Exercise requirements
Retype only what runs from the first line of the listing to the line holding "70, 80, 90]", both included. Do not retype the pictures.

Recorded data

• • • •

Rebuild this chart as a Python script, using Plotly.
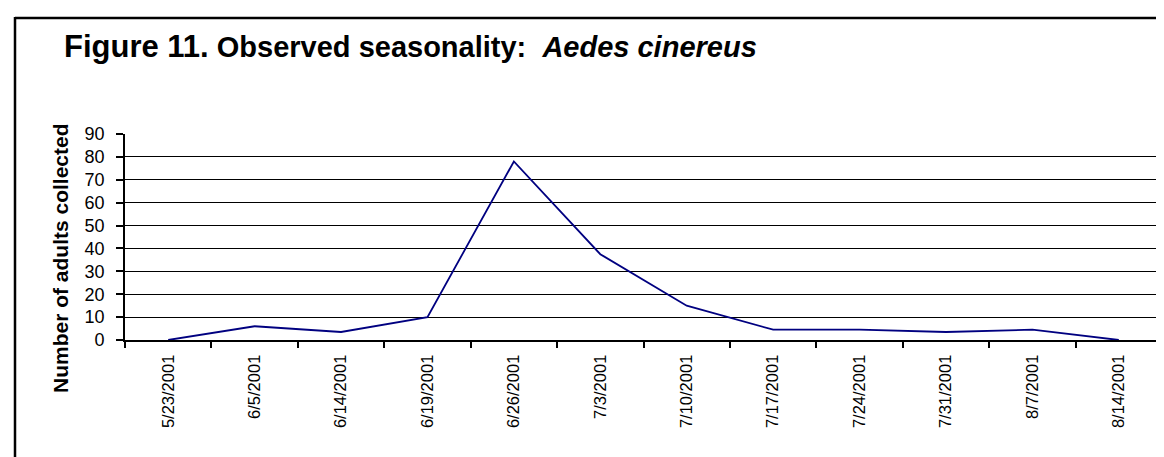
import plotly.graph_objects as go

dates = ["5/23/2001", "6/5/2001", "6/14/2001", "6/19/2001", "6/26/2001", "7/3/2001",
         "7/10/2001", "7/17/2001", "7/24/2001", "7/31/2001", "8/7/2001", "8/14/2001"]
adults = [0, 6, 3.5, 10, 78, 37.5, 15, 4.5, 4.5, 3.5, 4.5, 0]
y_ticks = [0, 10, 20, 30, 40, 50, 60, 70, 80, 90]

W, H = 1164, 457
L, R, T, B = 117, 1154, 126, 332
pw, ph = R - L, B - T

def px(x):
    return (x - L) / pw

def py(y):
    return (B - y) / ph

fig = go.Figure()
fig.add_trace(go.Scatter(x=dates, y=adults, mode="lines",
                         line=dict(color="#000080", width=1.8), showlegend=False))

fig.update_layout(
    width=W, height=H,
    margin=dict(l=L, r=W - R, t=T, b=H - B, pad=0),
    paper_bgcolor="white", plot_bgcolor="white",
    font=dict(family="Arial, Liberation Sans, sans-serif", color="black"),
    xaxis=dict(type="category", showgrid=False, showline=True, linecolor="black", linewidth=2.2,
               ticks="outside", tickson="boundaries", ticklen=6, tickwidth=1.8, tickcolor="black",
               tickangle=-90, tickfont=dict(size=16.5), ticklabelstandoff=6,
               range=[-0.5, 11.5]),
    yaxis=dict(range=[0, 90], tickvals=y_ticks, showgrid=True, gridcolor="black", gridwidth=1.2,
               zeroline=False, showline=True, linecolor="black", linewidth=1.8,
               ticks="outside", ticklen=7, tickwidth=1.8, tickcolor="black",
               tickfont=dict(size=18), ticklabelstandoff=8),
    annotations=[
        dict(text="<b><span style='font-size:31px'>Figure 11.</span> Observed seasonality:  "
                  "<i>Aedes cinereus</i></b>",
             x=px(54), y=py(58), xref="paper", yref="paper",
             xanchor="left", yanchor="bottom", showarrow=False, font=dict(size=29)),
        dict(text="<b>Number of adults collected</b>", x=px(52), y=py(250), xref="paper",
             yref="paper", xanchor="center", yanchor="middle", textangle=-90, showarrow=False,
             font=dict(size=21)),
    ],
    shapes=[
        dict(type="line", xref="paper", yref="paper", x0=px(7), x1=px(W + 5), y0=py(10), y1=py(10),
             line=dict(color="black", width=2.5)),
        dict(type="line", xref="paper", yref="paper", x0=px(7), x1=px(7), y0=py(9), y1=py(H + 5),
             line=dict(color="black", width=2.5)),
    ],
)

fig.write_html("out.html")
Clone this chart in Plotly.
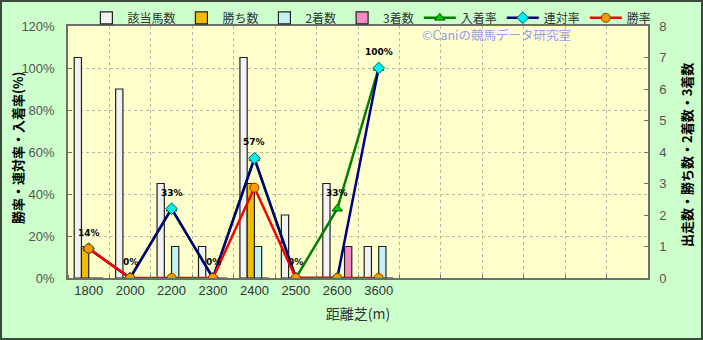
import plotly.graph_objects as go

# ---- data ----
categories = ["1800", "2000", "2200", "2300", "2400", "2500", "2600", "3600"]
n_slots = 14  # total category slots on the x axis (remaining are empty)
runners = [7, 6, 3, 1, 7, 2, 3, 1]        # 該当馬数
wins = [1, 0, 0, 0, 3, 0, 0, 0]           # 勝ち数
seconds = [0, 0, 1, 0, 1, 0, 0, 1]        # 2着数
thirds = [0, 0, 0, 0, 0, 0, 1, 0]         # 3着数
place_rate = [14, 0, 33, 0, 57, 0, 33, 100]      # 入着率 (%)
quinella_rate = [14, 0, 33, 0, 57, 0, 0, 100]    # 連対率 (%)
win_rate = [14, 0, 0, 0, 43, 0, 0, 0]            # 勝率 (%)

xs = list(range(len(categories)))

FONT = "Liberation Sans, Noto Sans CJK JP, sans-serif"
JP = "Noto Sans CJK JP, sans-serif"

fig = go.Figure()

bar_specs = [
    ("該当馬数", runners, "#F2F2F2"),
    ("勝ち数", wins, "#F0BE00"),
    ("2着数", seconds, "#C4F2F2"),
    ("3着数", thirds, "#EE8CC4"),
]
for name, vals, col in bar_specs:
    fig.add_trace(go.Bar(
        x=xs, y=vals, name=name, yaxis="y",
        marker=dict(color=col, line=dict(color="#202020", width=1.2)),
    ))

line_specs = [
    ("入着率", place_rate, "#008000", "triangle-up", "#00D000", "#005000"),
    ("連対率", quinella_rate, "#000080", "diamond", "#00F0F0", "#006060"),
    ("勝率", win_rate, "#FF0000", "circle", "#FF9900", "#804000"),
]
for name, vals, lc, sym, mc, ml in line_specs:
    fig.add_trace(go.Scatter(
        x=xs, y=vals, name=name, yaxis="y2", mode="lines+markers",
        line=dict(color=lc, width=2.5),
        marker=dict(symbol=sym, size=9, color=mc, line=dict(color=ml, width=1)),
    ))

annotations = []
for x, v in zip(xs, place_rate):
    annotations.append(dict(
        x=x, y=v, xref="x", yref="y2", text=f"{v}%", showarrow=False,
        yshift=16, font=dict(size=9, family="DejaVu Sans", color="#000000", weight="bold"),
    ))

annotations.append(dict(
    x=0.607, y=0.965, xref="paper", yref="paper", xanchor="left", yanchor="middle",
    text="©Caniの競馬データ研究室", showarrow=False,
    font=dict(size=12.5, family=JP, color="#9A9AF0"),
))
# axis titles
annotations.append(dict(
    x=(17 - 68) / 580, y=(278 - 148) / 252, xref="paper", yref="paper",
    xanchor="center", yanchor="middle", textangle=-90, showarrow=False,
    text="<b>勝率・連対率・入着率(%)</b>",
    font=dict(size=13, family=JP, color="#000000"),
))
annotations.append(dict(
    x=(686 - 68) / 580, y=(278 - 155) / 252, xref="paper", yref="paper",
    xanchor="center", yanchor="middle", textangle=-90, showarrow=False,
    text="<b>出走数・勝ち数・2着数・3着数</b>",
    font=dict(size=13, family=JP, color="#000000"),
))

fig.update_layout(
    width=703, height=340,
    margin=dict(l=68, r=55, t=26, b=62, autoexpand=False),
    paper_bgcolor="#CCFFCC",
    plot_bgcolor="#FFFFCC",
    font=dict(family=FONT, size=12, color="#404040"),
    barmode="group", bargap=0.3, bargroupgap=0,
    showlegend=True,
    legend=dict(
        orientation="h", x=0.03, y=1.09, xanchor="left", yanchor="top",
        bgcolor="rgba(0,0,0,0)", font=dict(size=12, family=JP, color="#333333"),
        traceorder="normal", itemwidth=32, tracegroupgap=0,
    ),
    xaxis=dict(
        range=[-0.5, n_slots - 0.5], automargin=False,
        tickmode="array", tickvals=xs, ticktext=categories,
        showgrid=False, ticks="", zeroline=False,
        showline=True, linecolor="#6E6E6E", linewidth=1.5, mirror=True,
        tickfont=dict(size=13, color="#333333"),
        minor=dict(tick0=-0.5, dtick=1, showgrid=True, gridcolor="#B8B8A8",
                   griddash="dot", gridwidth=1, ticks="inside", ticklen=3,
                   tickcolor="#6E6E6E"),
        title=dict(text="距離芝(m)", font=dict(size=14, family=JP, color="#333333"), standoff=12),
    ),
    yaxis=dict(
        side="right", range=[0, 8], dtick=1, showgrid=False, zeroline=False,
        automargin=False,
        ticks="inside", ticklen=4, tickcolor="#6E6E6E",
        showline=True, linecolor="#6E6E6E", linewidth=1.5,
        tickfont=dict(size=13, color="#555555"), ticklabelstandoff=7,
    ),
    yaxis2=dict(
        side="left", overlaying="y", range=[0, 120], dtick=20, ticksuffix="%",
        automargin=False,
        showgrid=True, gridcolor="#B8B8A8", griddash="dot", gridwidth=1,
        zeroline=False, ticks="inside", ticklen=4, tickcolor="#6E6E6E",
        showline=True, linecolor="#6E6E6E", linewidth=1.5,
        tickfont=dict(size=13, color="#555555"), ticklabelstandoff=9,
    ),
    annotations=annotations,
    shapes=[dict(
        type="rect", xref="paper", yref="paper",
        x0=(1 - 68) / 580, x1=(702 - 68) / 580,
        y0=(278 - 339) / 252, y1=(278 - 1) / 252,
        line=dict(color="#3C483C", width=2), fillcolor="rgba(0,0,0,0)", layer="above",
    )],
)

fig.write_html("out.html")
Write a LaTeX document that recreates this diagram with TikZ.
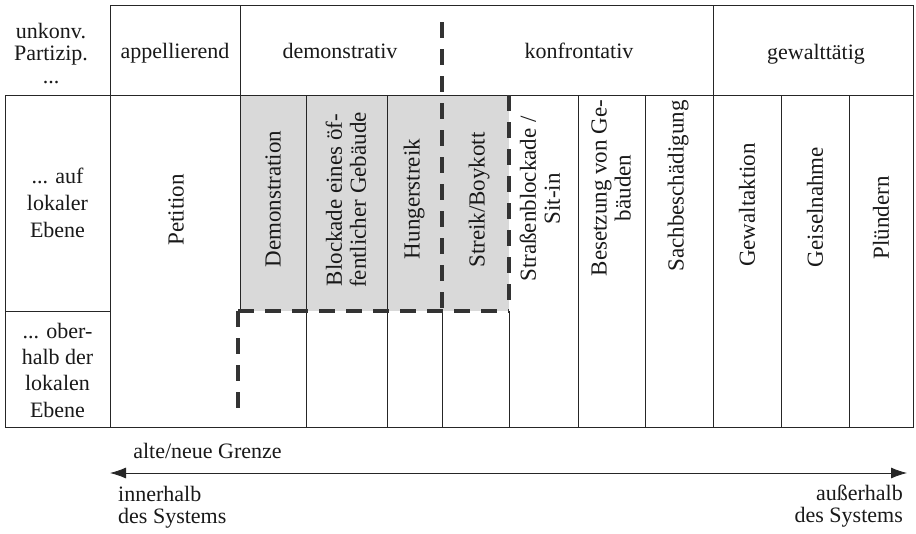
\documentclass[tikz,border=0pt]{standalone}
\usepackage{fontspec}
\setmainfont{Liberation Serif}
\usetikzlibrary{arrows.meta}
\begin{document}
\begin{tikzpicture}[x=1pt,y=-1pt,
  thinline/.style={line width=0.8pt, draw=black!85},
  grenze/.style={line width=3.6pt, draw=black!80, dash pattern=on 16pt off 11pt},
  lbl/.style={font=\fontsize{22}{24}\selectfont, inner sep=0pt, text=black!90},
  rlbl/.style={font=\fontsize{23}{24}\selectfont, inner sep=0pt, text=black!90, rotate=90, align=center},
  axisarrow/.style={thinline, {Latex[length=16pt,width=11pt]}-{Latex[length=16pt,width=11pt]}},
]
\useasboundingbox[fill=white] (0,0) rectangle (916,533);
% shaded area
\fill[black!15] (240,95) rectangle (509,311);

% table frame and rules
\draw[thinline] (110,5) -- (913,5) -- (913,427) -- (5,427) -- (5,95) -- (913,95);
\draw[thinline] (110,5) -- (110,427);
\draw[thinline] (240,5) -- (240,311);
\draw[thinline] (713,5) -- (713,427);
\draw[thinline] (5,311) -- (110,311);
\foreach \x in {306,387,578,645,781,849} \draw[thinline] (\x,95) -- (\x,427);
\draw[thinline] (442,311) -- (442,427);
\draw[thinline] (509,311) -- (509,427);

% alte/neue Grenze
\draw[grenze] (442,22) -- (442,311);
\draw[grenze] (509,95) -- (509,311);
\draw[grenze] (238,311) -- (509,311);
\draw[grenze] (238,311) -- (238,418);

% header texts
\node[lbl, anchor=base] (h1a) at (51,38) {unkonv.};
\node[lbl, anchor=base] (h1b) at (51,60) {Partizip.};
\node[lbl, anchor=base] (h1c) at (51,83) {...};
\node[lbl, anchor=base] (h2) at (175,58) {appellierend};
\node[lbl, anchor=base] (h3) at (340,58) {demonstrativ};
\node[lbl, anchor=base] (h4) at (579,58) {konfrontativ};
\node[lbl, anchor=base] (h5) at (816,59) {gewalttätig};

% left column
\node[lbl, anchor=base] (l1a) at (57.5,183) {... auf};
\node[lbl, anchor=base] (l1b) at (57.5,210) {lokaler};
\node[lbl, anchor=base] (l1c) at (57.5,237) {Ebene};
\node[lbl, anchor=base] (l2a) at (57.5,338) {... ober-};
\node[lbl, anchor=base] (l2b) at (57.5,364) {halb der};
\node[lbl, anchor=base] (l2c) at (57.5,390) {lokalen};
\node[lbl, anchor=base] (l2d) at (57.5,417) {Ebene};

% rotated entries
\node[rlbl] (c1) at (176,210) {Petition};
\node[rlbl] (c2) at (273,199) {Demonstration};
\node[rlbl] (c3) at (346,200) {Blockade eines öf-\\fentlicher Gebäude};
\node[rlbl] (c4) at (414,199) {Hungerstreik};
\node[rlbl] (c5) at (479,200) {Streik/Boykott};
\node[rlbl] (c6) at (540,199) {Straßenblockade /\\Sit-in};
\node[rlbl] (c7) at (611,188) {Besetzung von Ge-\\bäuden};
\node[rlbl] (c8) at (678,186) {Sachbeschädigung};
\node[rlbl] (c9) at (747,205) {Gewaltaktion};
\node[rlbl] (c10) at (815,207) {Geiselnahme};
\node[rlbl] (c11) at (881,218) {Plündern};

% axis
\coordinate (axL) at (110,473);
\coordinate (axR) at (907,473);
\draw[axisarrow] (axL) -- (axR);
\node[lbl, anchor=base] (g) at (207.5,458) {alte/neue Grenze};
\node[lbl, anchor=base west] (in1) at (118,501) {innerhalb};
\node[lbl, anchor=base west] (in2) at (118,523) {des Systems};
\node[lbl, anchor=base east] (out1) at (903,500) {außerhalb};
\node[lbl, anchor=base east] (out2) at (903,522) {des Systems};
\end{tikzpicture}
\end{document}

• • • •

Finished answer
Rebuild this chart as a Python script, using Plotly.
import plotly.graph_objects as go

dates = ["5/23/2001", "6/5/2001", "6/14/2001", "6/19/2001", "6/26/2001", "7/3/2001",
         "7/10/2001", "7/17/2001", "7/24/2001", "7/31/2001", "8/7/2001", "8/14/2001"]
adults = [0, 6, 3.5, 10, 78, 37.5, 15, 4.5, 4.5, 3.5, 4.5, 0]
y_ticks = [0, 10, 20, 30, 40, 50, 60, 70, 80, 90]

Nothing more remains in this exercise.